- Goal -
Answer with a single number: the count of lines that include the string "this".

- Extracted entries -
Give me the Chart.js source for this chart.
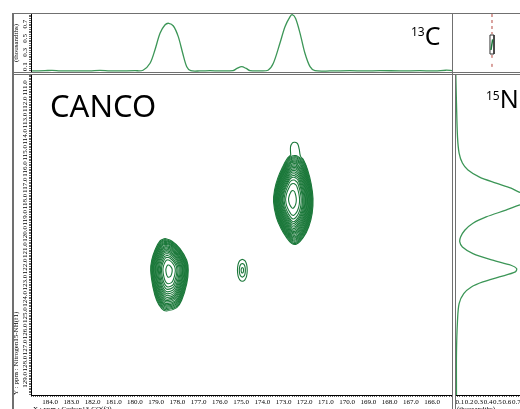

...

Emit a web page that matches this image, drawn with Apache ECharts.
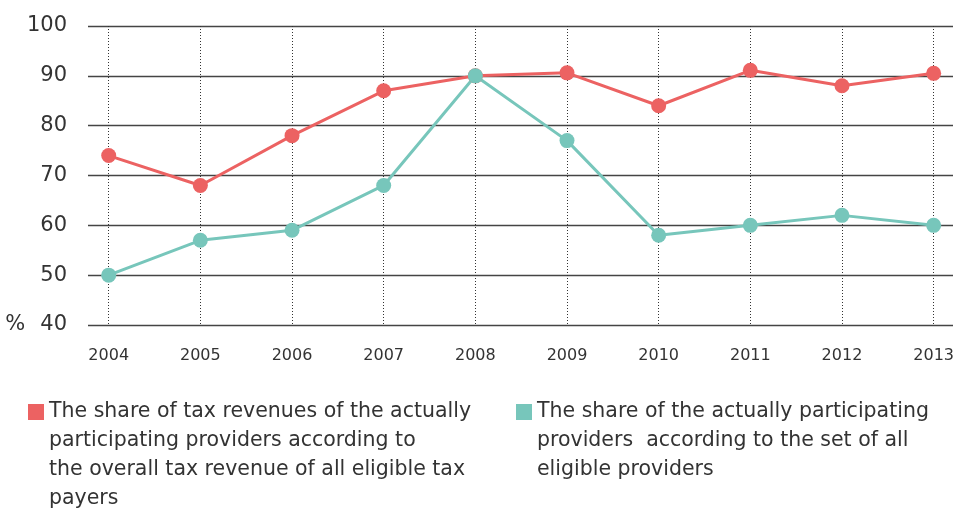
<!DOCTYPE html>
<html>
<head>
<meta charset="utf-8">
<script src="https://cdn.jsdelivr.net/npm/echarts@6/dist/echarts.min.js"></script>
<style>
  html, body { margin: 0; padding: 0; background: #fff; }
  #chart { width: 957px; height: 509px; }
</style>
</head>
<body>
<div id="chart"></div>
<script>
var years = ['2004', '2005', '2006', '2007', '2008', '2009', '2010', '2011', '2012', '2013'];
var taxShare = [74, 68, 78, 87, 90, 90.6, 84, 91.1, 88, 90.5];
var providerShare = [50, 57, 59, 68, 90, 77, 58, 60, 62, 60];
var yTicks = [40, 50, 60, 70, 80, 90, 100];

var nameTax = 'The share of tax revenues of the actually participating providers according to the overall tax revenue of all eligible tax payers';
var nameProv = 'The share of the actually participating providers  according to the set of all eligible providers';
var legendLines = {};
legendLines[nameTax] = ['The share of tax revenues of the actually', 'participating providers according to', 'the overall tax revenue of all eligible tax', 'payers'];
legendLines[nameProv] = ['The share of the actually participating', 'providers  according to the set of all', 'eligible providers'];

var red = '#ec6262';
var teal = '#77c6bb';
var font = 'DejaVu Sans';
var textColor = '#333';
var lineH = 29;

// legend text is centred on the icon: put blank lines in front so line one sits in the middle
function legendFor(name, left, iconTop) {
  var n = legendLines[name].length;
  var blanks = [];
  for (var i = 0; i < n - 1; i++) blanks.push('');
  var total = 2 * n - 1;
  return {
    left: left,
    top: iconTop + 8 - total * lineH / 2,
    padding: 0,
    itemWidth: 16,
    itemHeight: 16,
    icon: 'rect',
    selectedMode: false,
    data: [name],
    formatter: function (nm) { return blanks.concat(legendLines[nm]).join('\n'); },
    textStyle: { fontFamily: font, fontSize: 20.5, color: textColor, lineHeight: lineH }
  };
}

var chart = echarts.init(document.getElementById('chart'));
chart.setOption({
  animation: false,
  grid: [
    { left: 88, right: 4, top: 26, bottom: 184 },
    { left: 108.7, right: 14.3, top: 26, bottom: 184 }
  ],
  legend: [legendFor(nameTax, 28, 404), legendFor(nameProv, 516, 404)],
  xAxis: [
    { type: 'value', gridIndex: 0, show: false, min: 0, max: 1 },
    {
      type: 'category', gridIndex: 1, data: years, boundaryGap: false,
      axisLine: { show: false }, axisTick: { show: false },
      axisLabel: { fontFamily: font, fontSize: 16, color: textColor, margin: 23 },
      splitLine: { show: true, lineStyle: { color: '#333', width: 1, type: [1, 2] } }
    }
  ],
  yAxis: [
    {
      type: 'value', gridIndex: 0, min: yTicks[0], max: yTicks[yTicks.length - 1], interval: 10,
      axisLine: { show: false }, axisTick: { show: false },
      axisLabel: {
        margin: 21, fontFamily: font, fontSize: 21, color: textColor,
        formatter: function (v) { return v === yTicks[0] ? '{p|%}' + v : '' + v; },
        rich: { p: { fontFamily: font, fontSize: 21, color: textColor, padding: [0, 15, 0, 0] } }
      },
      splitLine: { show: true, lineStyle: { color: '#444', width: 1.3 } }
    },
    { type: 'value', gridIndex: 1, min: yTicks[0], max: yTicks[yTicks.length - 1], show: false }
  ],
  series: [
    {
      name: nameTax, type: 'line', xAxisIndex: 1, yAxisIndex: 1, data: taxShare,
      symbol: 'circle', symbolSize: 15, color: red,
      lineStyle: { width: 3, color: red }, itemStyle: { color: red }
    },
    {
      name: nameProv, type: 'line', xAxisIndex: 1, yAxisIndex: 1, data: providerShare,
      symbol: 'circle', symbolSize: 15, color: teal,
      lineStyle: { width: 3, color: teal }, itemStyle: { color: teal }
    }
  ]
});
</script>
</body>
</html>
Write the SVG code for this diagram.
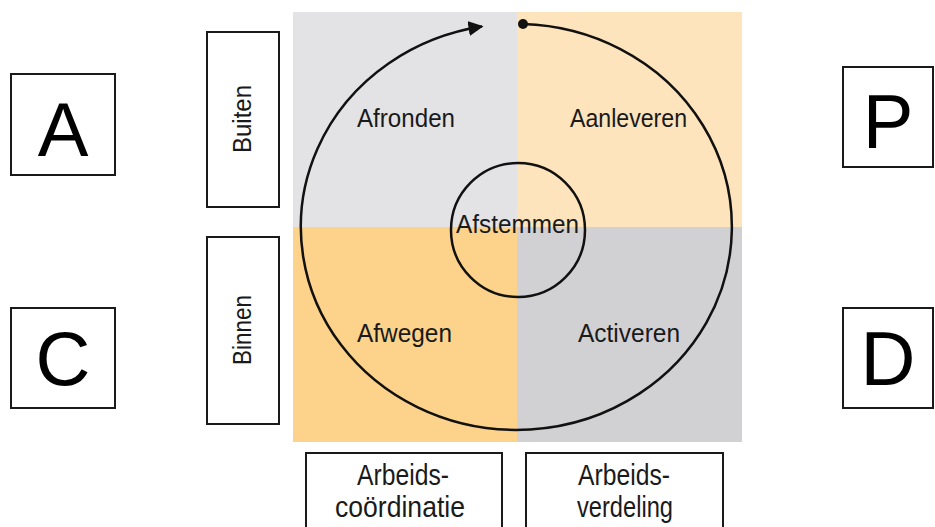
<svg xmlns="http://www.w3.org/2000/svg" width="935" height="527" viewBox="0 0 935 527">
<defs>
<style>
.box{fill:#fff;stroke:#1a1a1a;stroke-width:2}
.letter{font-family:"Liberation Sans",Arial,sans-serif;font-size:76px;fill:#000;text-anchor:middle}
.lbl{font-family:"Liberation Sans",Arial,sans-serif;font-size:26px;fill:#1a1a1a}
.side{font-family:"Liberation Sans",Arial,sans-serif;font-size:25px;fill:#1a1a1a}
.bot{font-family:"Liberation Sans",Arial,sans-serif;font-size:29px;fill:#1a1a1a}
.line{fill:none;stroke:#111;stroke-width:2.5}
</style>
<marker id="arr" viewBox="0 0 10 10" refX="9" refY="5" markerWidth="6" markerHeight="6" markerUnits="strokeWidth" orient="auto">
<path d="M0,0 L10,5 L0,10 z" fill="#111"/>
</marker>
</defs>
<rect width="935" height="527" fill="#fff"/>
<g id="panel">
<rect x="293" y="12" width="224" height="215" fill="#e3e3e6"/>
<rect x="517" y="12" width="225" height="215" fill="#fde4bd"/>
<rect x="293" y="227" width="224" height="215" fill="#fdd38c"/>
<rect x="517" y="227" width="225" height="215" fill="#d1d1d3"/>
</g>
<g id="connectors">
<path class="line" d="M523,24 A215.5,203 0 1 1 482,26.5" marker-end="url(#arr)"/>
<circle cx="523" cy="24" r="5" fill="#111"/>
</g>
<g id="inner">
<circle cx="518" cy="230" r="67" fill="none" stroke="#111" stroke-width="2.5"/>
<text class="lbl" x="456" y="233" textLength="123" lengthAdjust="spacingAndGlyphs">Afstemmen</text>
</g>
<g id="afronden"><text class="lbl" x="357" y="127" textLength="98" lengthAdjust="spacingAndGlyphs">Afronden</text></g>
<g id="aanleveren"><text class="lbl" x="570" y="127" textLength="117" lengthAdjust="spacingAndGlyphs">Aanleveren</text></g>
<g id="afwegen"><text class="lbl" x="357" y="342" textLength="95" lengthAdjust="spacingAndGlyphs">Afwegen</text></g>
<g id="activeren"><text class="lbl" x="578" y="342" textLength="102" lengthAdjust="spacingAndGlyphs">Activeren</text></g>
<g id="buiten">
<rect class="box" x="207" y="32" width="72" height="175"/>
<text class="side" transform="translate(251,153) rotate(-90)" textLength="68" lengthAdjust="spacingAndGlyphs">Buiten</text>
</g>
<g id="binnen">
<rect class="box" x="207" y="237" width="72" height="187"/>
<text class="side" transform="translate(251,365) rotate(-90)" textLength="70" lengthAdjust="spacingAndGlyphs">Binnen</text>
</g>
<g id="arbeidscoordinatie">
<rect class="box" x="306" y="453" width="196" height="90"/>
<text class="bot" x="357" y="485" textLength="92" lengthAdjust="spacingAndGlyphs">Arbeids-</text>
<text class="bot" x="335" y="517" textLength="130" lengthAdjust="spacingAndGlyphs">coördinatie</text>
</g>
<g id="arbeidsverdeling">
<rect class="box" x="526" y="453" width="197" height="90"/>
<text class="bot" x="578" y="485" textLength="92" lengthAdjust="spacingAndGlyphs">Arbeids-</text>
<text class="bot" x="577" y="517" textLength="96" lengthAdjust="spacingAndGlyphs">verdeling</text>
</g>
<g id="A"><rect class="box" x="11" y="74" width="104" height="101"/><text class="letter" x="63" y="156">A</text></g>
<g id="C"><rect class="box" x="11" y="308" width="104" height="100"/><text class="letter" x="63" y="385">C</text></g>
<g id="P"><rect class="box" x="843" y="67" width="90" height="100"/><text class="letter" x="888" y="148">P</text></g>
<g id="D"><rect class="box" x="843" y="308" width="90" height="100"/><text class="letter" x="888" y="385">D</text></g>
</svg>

- Correct answer -
3